* SHORT PROBLEM *
Copy everything in the data below exactly except the pictures.

--- EXERCISE DATA ---

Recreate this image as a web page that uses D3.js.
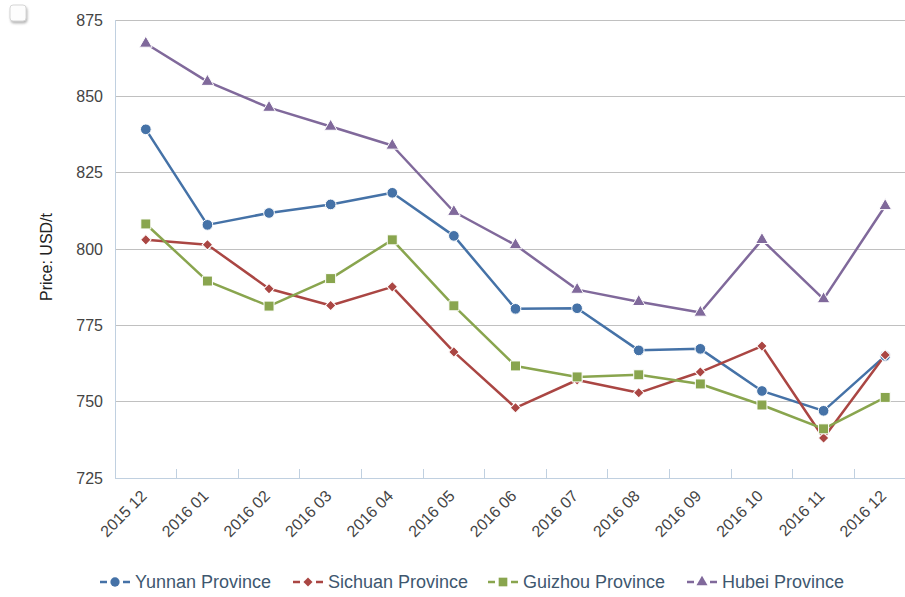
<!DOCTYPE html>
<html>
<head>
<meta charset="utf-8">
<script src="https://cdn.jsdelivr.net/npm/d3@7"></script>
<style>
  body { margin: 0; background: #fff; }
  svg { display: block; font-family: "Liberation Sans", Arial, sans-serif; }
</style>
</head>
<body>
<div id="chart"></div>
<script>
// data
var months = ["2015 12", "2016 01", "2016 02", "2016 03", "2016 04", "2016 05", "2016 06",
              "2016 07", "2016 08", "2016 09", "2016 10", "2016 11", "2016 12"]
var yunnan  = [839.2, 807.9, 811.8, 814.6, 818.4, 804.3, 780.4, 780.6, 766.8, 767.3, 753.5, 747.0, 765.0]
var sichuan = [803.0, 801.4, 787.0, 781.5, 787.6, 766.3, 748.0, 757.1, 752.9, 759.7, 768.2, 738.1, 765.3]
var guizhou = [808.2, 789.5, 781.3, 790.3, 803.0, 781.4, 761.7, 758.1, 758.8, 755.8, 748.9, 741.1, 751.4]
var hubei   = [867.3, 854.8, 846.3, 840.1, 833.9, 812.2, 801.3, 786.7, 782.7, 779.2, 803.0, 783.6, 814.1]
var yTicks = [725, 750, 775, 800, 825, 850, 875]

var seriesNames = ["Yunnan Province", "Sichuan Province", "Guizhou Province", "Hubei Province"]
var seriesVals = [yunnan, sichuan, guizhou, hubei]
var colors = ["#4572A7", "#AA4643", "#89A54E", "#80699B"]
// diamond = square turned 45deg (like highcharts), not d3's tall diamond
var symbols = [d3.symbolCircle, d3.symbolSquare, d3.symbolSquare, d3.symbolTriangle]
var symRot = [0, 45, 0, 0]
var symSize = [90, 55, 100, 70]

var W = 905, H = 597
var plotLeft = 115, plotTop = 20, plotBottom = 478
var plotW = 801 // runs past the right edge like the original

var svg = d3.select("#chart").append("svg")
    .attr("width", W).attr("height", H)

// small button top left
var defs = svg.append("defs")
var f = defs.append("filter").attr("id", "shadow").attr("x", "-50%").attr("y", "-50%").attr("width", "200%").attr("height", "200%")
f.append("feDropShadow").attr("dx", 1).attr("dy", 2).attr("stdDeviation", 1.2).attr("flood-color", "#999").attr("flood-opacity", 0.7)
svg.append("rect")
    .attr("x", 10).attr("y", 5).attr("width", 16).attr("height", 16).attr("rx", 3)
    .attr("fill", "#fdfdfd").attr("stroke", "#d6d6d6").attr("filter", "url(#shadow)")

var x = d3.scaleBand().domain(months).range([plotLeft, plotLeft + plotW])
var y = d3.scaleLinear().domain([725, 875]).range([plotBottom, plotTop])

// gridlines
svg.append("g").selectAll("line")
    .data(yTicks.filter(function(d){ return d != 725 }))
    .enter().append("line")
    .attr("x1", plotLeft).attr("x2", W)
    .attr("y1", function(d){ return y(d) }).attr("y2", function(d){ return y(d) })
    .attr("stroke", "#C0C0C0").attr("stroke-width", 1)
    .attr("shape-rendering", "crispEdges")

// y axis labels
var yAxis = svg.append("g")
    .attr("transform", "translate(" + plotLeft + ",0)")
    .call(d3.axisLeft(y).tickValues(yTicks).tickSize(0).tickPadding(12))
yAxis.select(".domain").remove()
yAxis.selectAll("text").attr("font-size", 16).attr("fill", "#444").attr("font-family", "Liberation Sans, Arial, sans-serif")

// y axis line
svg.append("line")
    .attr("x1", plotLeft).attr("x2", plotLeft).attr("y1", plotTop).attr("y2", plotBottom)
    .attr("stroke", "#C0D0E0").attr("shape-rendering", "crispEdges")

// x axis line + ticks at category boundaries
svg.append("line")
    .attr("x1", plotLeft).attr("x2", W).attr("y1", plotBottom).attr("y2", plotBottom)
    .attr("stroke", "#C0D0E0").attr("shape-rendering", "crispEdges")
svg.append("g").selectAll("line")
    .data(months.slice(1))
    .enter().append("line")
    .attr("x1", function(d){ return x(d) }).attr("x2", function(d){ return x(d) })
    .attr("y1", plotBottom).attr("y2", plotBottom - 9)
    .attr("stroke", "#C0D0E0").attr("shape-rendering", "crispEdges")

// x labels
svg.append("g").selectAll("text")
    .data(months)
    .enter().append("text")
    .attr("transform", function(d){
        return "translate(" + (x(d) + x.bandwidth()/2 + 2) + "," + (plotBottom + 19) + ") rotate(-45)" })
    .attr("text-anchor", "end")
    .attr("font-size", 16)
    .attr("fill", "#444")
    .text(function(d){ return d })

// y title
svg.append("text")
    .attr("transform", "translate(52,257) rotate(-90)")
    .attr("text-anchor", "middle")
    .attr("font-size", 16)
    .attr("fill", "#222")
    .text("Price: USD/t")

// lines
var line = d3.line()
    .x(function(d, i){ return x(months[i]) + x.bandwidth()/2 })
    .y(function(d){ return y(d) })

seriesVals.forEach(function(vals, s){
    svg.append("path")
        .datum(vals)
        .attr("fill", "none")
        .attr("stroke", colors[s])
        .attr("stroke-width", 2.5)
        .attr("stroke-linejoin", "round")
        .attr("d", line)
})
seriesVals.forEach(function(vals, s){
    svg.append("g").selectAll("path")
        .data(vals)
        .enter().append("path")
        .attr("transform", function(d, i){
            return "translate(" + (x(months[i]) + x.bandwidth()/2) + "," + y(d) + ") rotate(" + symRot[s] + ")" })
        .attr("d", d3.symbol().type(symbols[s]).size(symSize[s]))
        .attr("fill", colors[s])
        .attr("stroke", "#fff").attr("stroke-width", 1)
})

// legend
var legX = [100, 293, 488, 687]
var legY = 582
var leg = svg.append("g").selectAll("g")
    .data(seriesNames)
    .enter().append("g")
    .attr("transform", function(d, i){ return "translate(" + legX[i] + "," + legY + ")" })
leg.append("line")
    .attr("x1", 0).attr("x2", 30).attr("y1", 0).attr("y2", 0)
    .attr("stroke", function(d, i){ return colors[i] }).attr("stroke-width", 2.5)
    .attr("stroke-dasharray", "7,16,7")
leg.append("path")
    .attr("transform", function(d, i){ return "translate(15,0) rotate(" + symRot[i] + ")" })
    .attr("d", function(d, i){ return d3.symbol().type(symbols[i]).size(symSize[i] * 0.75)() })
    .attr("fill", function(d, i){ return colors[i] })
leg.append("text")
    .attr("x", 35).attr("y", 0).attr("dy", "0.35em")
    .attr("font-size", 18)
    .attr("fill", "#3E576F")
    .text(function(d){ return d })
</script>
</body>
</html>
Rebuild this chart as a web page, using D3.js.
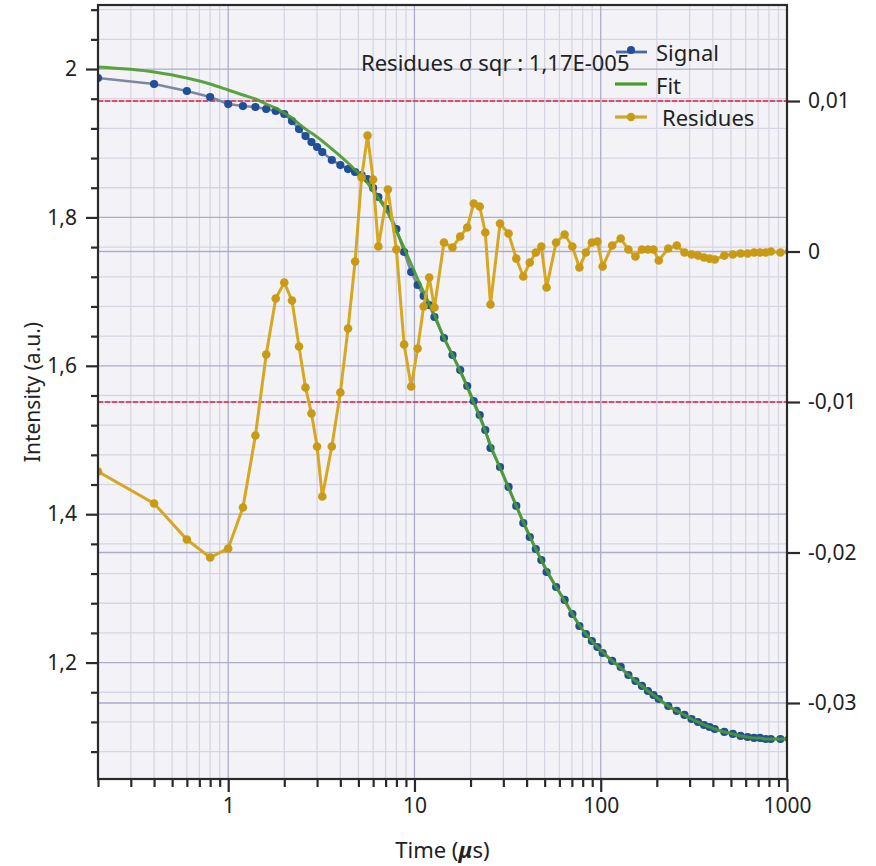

---

* REPLY *
Recreate this image as a web page that uses D3.js.
<!DOCTYPE html>
<html>
<head>
<meta charset="utf-8">
<script src="https://cdn.jsdelivr.net/npm/d3@7"></script>
<style>
  body { margin: 0; background: #fff; }
  svg { display: block; font-family: "Liberation Sans", Arial, sans-serif; }
</style>
</head>
<body>
<div id="chart"></div>
<script>
// data
var months = ["2015 12", "2016 01", "2016 02", "2016 03", "2016 04", "2016 05", "2016 06",
              "2016 07", "2016 08", "2016 09", "2016 10", "2016 11", "2016 12"]
var yunnan  = [839.2, 807.9, 811.8, 814.6, 818.4, 804.3, 780.4, 780.6, 766.8, 767.3, 753.5, 747.0, 765.0]
var sichuan = [803.0, 801.4, 787.0, 781.5, 787.6, 766.3, 748.0, 757.1, 752.9, 759.7, 768.2, 738.1, 765.3]
var guizhou = [808.2, 789.5, 781.3, 790.3, 803.0, 781.4, 761.7, 758.1, 758.8, 755.8, 748.9, 741.1, 751.4]
var hubei   = [867.3, 854.8, 846.3, 840.1, 833.9, 812.2, 801.3, 786.7, 782.7, 779.2, 803.0, 783.6, 814.1]
var yTicks = [725, 750, 775, 800, 825, 850, 875]

var seriesNames = ["Yunnan Province", "Sichuan Province", "Guizhou Province", "Hubei Province"]
var seriesVals = [yunnan, sichuan, guizhou, hubei]
var colors = ["#4572A7", "#AA4643", "#89A54E", "#80699B"]
// diamond = square turned 45deg (like highcharts), not d3's tall diamond
var symbols = [d3.symbolCircle, d3.symbolSquare, d3.symbolSquare, d3.symbolTriangle]
var symRot = [0, 45, 0, 0]
var symSize = [90, 55, 100, 70]

var W = 905, H = 597
var plotLeft = 115, plotTop = 20, plotBottom = 478
var plotW = 801 // runs past the right edge like the original

var svg = d3.select("#chart").append("svg")
    .attr("width", W).attr("height", H)

// small button top left
var defs = svg.append("defs")
var f = defs.append("filter").attr("id", "shadow").attr("x", "-50%").attr("y", "-50%").attr("width", "200%").attr("height", "200%")
f.append("feDropShadow").attr("dx", 1).attr("dy", 2).attr("stdDeviation", 1.2).attr("flood-color", "#999").attr("flood-opacity", 0.7)
svg.append("rect")
    .attr("x", 10).attr("y", 5).attr("width", 16).attr("height", 16).attr("rx", 3)
    .attr("fill", "#fdfdfd").attr("stroke", "#d6d6d6").attr("filter", "url(#shadow)")

var x = d3.scaleBand().domain(months).range([plotLeft, plotLeft + plotW])
var y = d3.scaleLinear().domain([725, 875]).range([plotBottom, plotTop])

// gridlines
svg.append("g").selectAll("line")
    .data(yTicks.filter(function(d){ return d != 725 }))
    .enter().append("line")
    .attr("x1", plotLeft).attr("x2", W)
    .attr("y1", function(d){ return y(d) }).attr("y2", function(d){ return y(d) })
    .attr("stroke", "#C0C0C0").attr("stroke-width", 1)
    .attr("shape-rendering", "crispEdges")

// y axis labels
var yAxis = svg.append("g")
    .attr("transform", "translate(" + plotLeft + ",0)")
    .call(d3.axisLeft(y).tickValues(yTicks).tickSize(0).tickPadding(12))
yAxis.select(".domain").remove()
yAxis.selectAll("text").attr("font-size", 16).attr("fill", "#444").attr("font-family", "Liberation Sans, Arial, sans-serif")

// y axis line
svg.append("line")
    .attr("x1", plotLeft).attr("x2", plotLeft).attr("y1", plotTop).attr("y2", plotBottom)
    .attr("stroke", "#C0D0E0").attr("shape-rendering", "crispEdges")

// x axis line + ticks at category boundaries
svg.append("line")
    .attr("x1", plotLeft).attr("x2", W).attr("y1", plotBottom).attr("y2", plotBottom)
    .attr("stroke", "#C0D0E0").attr("shape-rendering", "crispEdges")
svg.append("g").selectAll("line")
    .data(months.slice(1))
    .enter().append("line")
    .attr("x1", function(d){ return x(d) }).attr("x2", function(d){ return x(d) })
    .attr("y1", plotBottom).attr("y2", plotBottom - 9)
    .attr("stroke", "#C0D0E0").attr("shape-rendering", "crispEdges")

// x labels
svg.append("g").selectAll("text")
    .data(months)
    .enter().append("text")
    .attr("transform", function(d){
        return "translate(" + (x(d) + x.bandwidth()/2 + 2) + "," + (plotBottom + 19) + ") rotate(-45)" })
    .attr("text-anchor", "end")
    .attr("font-size", 16)
    .attr("fill", "#444")
    .text(function(d){ return d })

// y title
svg.append("text")
    .attr("transform", "translate(52,257) rotate(-90)")
    .attr("text-anchor", "middle")
    .attr("font-size", 16)
    .attr("fill", "#222")
    .text("Price: USD/t")

// lines
var line = d3.line()
    .x(function(d, i){ return x(months[i]) + x.bandwidth()/2 })
    .y(function(d){ return y(d) })

seriesVals.forEach(function(vals, s){
    svg.append("path")
        .datum(vals)
        .attr("fill", "none")
        .attr("stroke", colors[s])
        .attr("stroke-width", 2.5)
        .attr("stroke-linejoin", "round")
        .attr("d", line)
})
seriesVals.forEach(function(vals, s){
    svg.append("g").selectAll("path")
        .data(vals)
        .enter().append("path")
        .attr("transform", function(d, i){
            return "translate(" + (x(months[i]) + x.bandwidth()/2) + "," + y(d) + ") rotate(" + symRot[s] + ")" })
        .attr("d", d3.symbol().type(symbols[s]).size(symSize[s]))
        .attr("fill", colors[s])
        .attr("stroke", "#fff").attr("stroke-width", 1)
})

// legend
var legX = [100, 293, 488, 687]
var legY = 582
var leg = svg.append("g").selectAll("g")
    .data(seriesNames)
    .enter().append("g")
    .attr("transform", function(d, i){ return "translate(" + legX[i] + "," + legY + ")" })
leg.append("line")
    .attr("x1", 0).attr("x2", 30).attr("y1", 0).attr("y2", 0)
    .attr("stroke", function(d, i){ return colors[i] }).attr("stroke-width", 2.5)
    .attr("stroke-dasharray", "7,16,7")
leg.append("path")
    .attr("transform", function(d, i){ return "translate(15,0) rotate(" + symRot[i] + ")" })
    .attr("d", function(d, i){ return d3.symbol().type(symbols[i]).size(symSize[i] * 0.75)() })
    .attr("fill", function(d, i){ return colors[i] })
leg.append("text")
    .attr("x", 35).attr("y", 0).attr("dy", "0.35em")
    .attr("font-size", 18)
    .attr("fill", "#3E576F")
    .text(function(d){ return d })
</script>
</body>
</html>
Rebuild this chart as a web page, using D3.js.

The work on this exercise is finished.